Figure 3 Compare serif and sans serif fonts.
Some people are absolutely convinced that a serif font is easier to read in printed text than a sans serif font because most early-grade reading texts were supposedly printed with serif fonts. I have never observed this reader preference for serif fonts, but perhaps it is because my test groups comprised people who worked in technology, where sans serif fonts are more common. On the other hand, I have seen in my own informal testing a reader preference for fonts that print a bit darker, such as Tahoma.
However, nearly all fonts of both types were created for print. If your work will be presented online, sans serif generally displays better, and you might want to select a font designed for online use. For one very fine discussion of the topic by specialists in the field (with no table pounding at all) see the Microsoft typography site.
For print, one common convention is to select a sans serif font (perhaps Arial, Helvetica, or Trebuchet) for headings while using serif fonts (such as Times New Roman or Book Antiqua) in about 12 point type for body text. If you are new to page design, this is a good place to start.
Keep in mind that the size of fonts can be deceptive. A 9-point Verdana, for example, is still (barely) readable for general printed text, but you must not expect this of other fonts. With fonts you haven't used before, test each one to ensure that your choices are easy to read in the medium in which they will be viewed.
One final point on fonts: I support the current design trend toward keeping the number of fonts to a minimum in your template to reduce visual confusion. As a result, I usually choose one font for body text and one for headings. I determine the size of my headings by estimating the number of heading levels I will need and then add one more, just in case. I make this lowest header level bold and about the same size as my body text. Then, for headings higher in the hierarchy, I pop up the point size, adding lines under or over as design requires. I try to limit heading levels to three wherever possible.
Where feasible, I use the heading font for headers and footers. Occasionally, a font will be difficult to read at the smaller sizes, so I select a third font for headers. You probably should not use more than three fonts in your template designas soon as you do, someone will bring you a company logo with yet another font incorporated in it and insist that you add this creation to the header on each page. When you do it, you will notice that your eyes are in font overload (and they cross before you can actually read any text).

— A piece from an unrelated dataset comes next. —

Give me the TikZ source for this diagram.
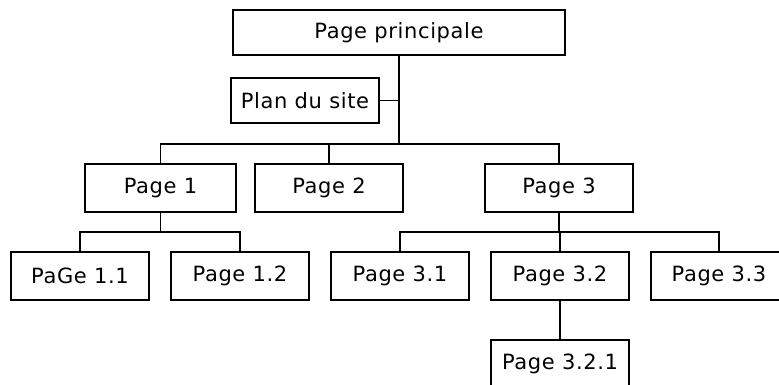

Once you have all the issues of font sorted out, you can turn to the matter of spacing. Styles in Word apply to whole paragraphs, so the space I'm talking about here is the kind above and below each paragraph. This area used to be called "leading" because actual layers of lead were used to widen the blank lines between typeset text. In some page-design texts you might still find it called that to distinguish it from spaces between words or characters.